Megan Warrender, Assistant Editor at Open Access Government, explores how Kadri Simson, European Commissioner for Energy is firmly set on achieving Europe’s ambitious targets for transforming the energy sector
As Europe finds its way through the COVID-19 crisis and starts to look beyond it, there is a need for EU policy to not only maintain immediate action but also strengthen its long-term vision. Various policies such as the Recovery Plan, the Climate Target Plan, the new revised TEN-E Regulation, bringing forward the Fit for 55 Package and the new Multiannual Financial Framework for Europe, (the highest ever EU budget), allow for a historic opportunity to build back better, for green investment, and for the green transformation of the energy sector in particular.
“Since almost day one of the pandemic, we have heard the same question being asked over again: “When will we be able to go back to normal.” When it comes to energy, we don’t want to go back to normal. Let’s not forget that our old “normal” was leading us to irreversible damage for our planet and way of life. COVID-19 has presented us with a once in a lifetime opportunity to leapfrog ahead in our target for climate neutrality,” states Kadri Simson, the European Commissioner for Energy.
With the Green Deal, Europe will spend the next 30 years on the road to climate neutrality, with the project foreseeing Europe to be a front-runner as the first climate-neutral continent by 2050. Furthermore, EU leaders have committed to reducing emissions by 55% before 2030.
In an article written by Commissioner Simson at the beginning of 2021 for Open Access Government, she stated that “the energy sector will play a crucial role in achieving our ambitious climate targets – both for 2030 and 2050. Let’s not forget that 75% of EU emissions come from the energy sector. Reaching our climate goals will mean creating a more modern and sustainable energy system.” Some of the energy centred goals to reach by 2030 include:
• Electrification needs to reach 30%.
• The rate of building renovation must double.
• The share of renewables in transport needs to reach around 24%.
• Oil consumption must go down by almost a third and gas consumption by a quarter.
“I enter 2021 confident that we can make further strides forward and step up to the challenges ahead,” added Commissioner Simson.
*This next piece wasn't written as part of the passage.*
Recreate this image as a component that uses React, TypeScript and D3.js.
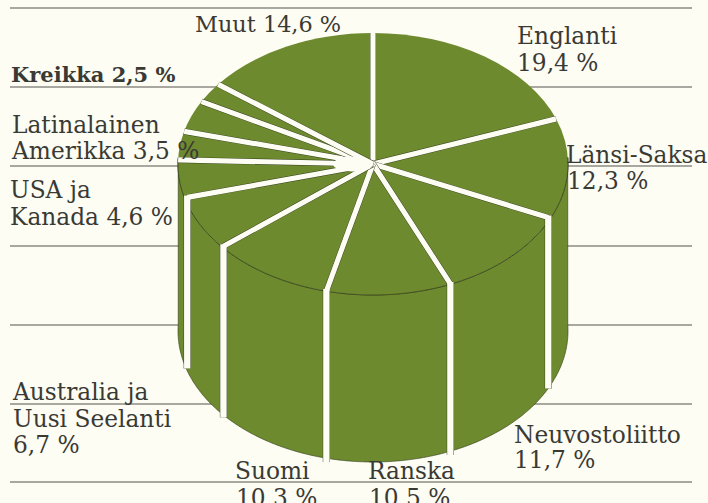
import React from "react";
import * as d3 from "d3";

const names = ["Englanti","Länsi-Saksa","Neuvostoliitto","Ranska","Suomi","Australia","USA","Latinalainen","(nimeämätön)","Kreikka","Muut"];
const values = [19.4,12.3,11.7,10.5,10.3,6.7,4.6,3.5,3.9,2.5,14.6];
const ruleYs = [8,87,166,246,325,404,482];
const labelLines: [string, number, number, number?, number?][] = [
  ["Muut 14,6 %",195,32,400,22.4],
  ["Englanti",517,44],["19,4 %",517,71],
  ["Kreikka 2,5 %",11,82,700,21],
  ["Latinalainen",12,133],["Amerikka 3,5 %",12,159],
  ["USA ja",10,198],["Kanada 4,6 %",10,225],
  ["Länsi-Saksa",566,163],["12,3 %",567,189],
  ["Australia ja",13,400],["Uusi Seelanti",13,427],["6,7 %",13,453],
  ["Neuvostoliitto",514,443],["11,7 %",514,468],
  ["Suomi",235,479],["10,3 %",236,506],
  ["Ranska",368,479],["10,5 %",369,506],
];

const W=708,H=503,cx=373,cy=164,rx=195,ry=131,depth=167;
const GREEN="#6e8a2f",BG="#fdfdf4",INK="#3a3a34",EDGE="#2f3a18";

export default function App(){
  const angle=d3.scaleLinear().domain([0,d3.sum(values)]).range([0,2*Math.PI]);
  const pt=(t:number,dz=0):[number,number]=>[cx+rx*Math.sin(t),cy-ry*Math.cos(t)+dz];
  const cum=d3.cumsum(values);
  const bounds=[0,...Array.from(cum).map(v=>angle(v))].slice(0,-1);
  const arcs=d3.pie<number>().sort(null)(values);
  const arc=d3.arc<d3.PieArcDatum<number>>().innerRadius(0).outerRadius(rx);
  const wallT=d3.range(Math.PI/2-0.05,3*Math.PI/2+0.05,0.01);
  const wall=d3.line()([...wallT.map(t=>pt(t)),...wallT.slice().reverse().map(t=>pt(t,depth))])+"Z";
  const rimFront=d3.line()(wallT.map(t=>pt(t)))||"";
  return (
    <svg width={W} height={H} style={{position:"fixed",left:0,top:0,background:BG}}>
      <rect width={W} height={H} fill={BG}/>
      {ruleYs.map(y=><line key={y} x1={10} x2={692} y1={y} y2={y} stroke="#55554e" strokeWidth={1.2}/>)}
      <path d={wall} fill={GREEN} stroke={EDGE} strokeWidth={0.6}/>
      <g transform={`translate(${cx},${cy}) scale(1,${ry/rx})`}>
        {arcs.map((a,i)=><path key={names[i]} d={arc(a)||""} fill={GREEN}/>)}
      </g>
      <path d={rimFront} fill="none" stroke={EDGE} strokeWidth={0.7}/>
      {bounds.map((t,i)=>{
        const [x0,y]=pt(t);
        const front=t>Math.PI/2&&t<3*Math.PI/2;
        const x=front?cx+(x0-cx)*0.985:x0;
        const top=d3.line()([[cx,cy],[x,y]])||"";
        const side=d3.line()([[x,y-2],[x,y+depth+4]])||"";
        return <g key={i}>
          <path d={top} fill="none" stroke={EDGE} strokeWidth={6}/>
          {front&&<path d={side} fill="none" stroke={EDGE} strokeWidth={7.2}/>}
          <path d={top} fill="none" stroke={BG} strokeWidth={5.2}/>
          {front&&<path d={side} fill="none" stroke={BG} strokeWidth={6.4}/>}
        </g>;
      })}
      <ellipse cx={cx-20} cy={cy} rx={20} ry={7.5} fill={BG}/>
      <g fontFamily="'DejaVu Serif'" fontSize={23.3} fill={INK}>
        {labelLines.map(([s,x,y,w,fs])=><text key={s} x={x} y={y} fontWeight={w||400} fontSize={fs||23.3}>{s}</text>)}
      </g>
    </svg>
  );
}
• By 2030, we will already begin to see a visible change in the mix of transport fuels, and electric vehicles will be deployed for use.
• By 2050 transport fuels will be a mix of electricity, hydrogen, biofuels, biomethane and e-fuels.
• Overall, by 2050, we could be consuming over half of the energy in the form of electricity. And as we approach the middle of the century, gases and liquid fuels that make up the other half will be increasingly decarbonised.
• By 2050, technologies such as renewable hydrogen that now seem a distant dream will be an everyday reality.
Renewable hydrogen: A symbol for greater flexibility
In this age of immense transition, it is particularly vital to note the use of clean hydrogen to aid the revolution of energy systems. “Europe has the political, the financial and the market conditions to become the global powerhouse of hydrogen. The importance of this lies in that hydrogen is not just an energy carrier or a decarbonised alternative, but it can integrate various renewable sources. It can help store renewable energy. That way we can better manage our overall energy system,” said Commissioner Simson in a speech at the Conference on Hydrogen in the Central and Eastern Europe Region.
She further mentioned that when it comes to the clean hydrogen race, Europe is speeding up, which is why the Commission brought forward the EU Strategy for Hydrogen in July 2020. The strategy lays out Europe’s vision for:
- Quickly scaling up renewable hydrogen production.
- Driving down the cost.
- Boosting demand in hard-to-abate sectors.
These three main ideals are accompanied by a set of ambitious targets, such as 6 GW of electrolysers installed by 2024, and 40 GW by 2030. Pushing to reach these targets and achieving the hydrogen economy that is planned, will enormously benefit Europe’s economies, with analysis showing that every billion of investment in renewable hydrogen will create roughly 10,000 jobs along the supply chain.
It is not just Europe’s economies and citizens that will benefit. The geopolitical context of European Energy relations is more important than ever, and it is necessary to shape the clean energy transition and the global energy system based on cooperation and partnership, to reflect Europe’s values and interests. The change of administration in the U.S. marks an expectation for renewed cooperation on European energy and climate goals. President Biden’s immediate actions on climate issues – including re-joining the Paris agreement – are a positive sign for Europe, and Commissioner Simson has stated that “we hope to organise an EU-U.S. Energy Council as soon as possible now that the new State Secretary and Secretary of energy is in office.” Furthermore, “building an energy partnership with Africa is a key strategic interest for our external relations,” she added.
To reach these many ambitious goals, the European Green Deal will help to steer and direct, alongside the need for annual investments for energy production and use to increase by around €350 billion per year compared with what Europe invested in the decade leading up to 2020, mainly focussing on buildings, transport, and the power sector.